■ **Exercise**: Filter the records below down to lines containing "this".

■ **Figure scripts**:
- - -
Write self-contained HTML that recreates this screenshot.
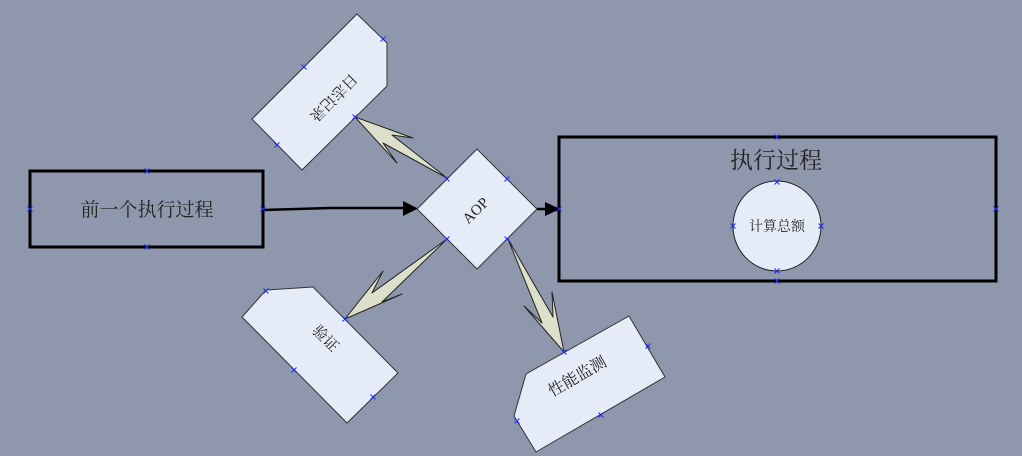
<!DOCTYPE html>
<html><head><meta charset="utf-8"><style>
html,body{margin:0;padding:0;background:#8e97ab;width:1022px;height:456px;overflow:hidden}
svg{display:block}
text{font-family:"Liberation Serif","Noto Serif CJK SC","Noto Sans CJK SC",serif;fill:#222}
</style></head><body>
<svg width="1022" height="456" viewBox="0 0 1022 456" xmlns="http://www.w3.org/2000/svg">
<defs>
<g id="m"><path d="M-2.5,-2.5L2.5,2.5M-2.5,2.5L2.5,-2.5" stroke="#1a2cff" stroke-width="1"/></g>
</defs>
<!-- left rect -->
<rect x="30" y="171" width="233" height="76" fill="none" stroke="#000" stroke-width="3"/>
<text x="147" y="216" font-size="19" text-anchor="middle">前一个执行过程</text>
<!-- arrow to AOP -->
<path d="M263,210 L330,208 L405,208" stroke="#000" stroke-width="2.5" fill="none"/>
<polygon points="403,201 418,208.5 403,216" fill="#000"/>
<!-- AOP -> right -->
<path d="M537,209 L548,209" stroke="#000" stroke-width="2.5"/>
<polygon points="545,202 560,209 545,216" fill="#000"/>
<!-- right rect -->
<rect x="559" y="137" width="437" height="144" fill="none" stroke="#000" stroke-width="3"/>
<text x="776" y="168" font-size="23" text-anchor="middle">执行过程</text>
<ellipse cx="777" cy="226" rx="44" ry="45" fill="#e6ecf7" stroke="#222" stroke-width="1"/>
<text x="777" y="231" font-size="14" text-anchor="middle">计算总额</text>
<!-- AOP diamond -->
<polygon points="477,149 537,209 477,269 417,209" fill="#e6ecf7" stroke="#333" stroke-width="1"/>
<text x="0" y="0" font-size="15" text-anchor="middle" transform="translate(479,214) rotate(-45)">AOP</text>
<!-- top shape -->
<polygon points="357,14 387,43 387,86 302,170 252,119" fill="#e6ecf7" stroke="#333" stroke-width="1"/>
<text x="0" y="0" font-size="15" text-anchor="middle" transform="translate(330,94) rotate(135)">日志记录</text>
<!-- bottom-left shape -->
<polygon points="266,290 313,287 398,373 347,423 242,317" fill="#e6ecf7" stroke="#333" stroke-width="1"/>
<text x="0" y="0" font-size="15" text-anchor="middle" transform="translate(322,342) rotate(45)">验证</text>
<!-- bottom-right shape -->
<polygon points="629,316 665,377 536,452 514,416 526,374" fill="#e6ecf7" stroke="#333" stroke-width="1"/>
<text x="0" y="0" font-size="16" text-anchor="middle" transform="translate(580,381) rotate(-30)">性能监测</text>
<!-- fat arrows -->
<polygon points="355,117 413,138 392,135 447,178 383,143 397,163" fill="#dcdfc9" stroke="#222" stroke-width="1" stroke-linejoin="round"/>
<polygon points="345,319 402,294 382,302 447,239 372,293 383,271" fill="#dcdfc9" stroke="#222" stroke-width="1" stroke-linejoin="round"/>
<polygon points="564,352 524,306 542,323 508,239 553,317 552,292" fill="#dcdfc9" stroke="#222" stroke-width="1" stroke-linejoin="round"/>
<!-- markers -->
<use href="#m" x="147" y="171"/><use href="#m" x="147" y="247"/><use href="#m" x="30" y="209"/><use href="#m" x="263" y="209"/>
<use href="#m" x="777" y="137"/><use href="#m" x="777" y="281"/><use href="#m" x="559" y="209"/><use href="#m" x="996" y="209"/>
<use href="#m" x="777" y="182"/><use href="#m" x="777" y="271"/><use href="#m" x="733" y="226"/><use href="#m" x="821" y="226"/>
<use href="#m" x="447" y="179"/><use href="#m" x="507" y="179"/><use href="#m" x="447" y="239"/><use href="#m" x="507" y="239"/>
<use href="#m" x="383" y="39"/><use href="#m" x="304" y="67"/><use href="#m" x="355" y="117"/><use href="#m" x="277" y="145"/>
<use href="#m" x="266" y="291"/><use href="#m" x="345" y="319"/><use href="#m" x="294" y="370"/><use href="#m" x="373" y="397"/>
<use href="#m" x="564" y="352"/><use href="#m" x="648" y="346"/><use href="#m" x="517" y="421"/><use href="#m" x="601" y="415"/>
</svg>
</body></html>
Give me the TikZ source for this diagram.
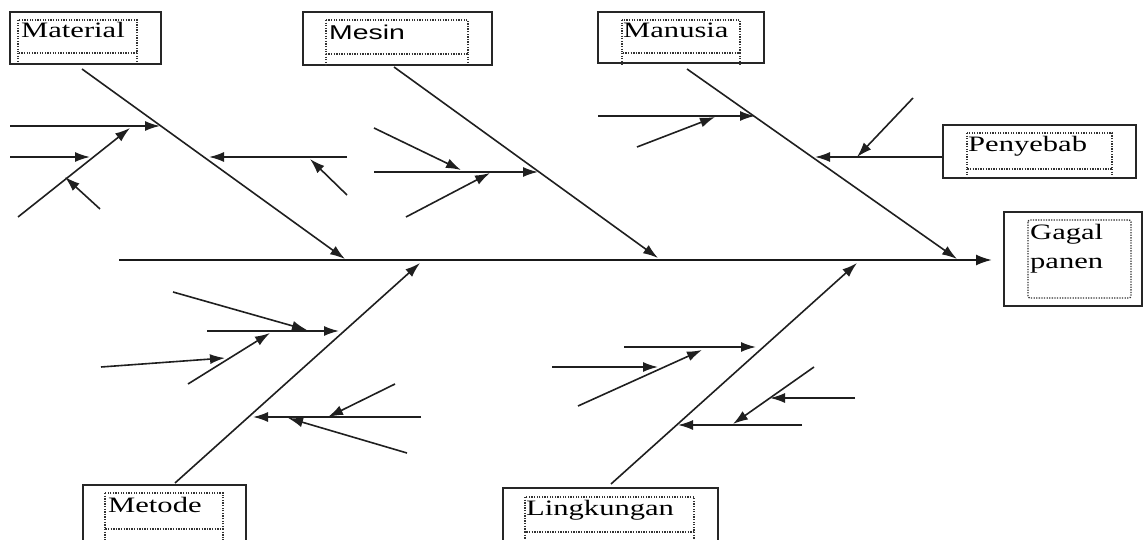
- - -
■ **Reply**:
Write self-contained HTML that recreates this screenshot.
Give me the TikZ source for this diagram.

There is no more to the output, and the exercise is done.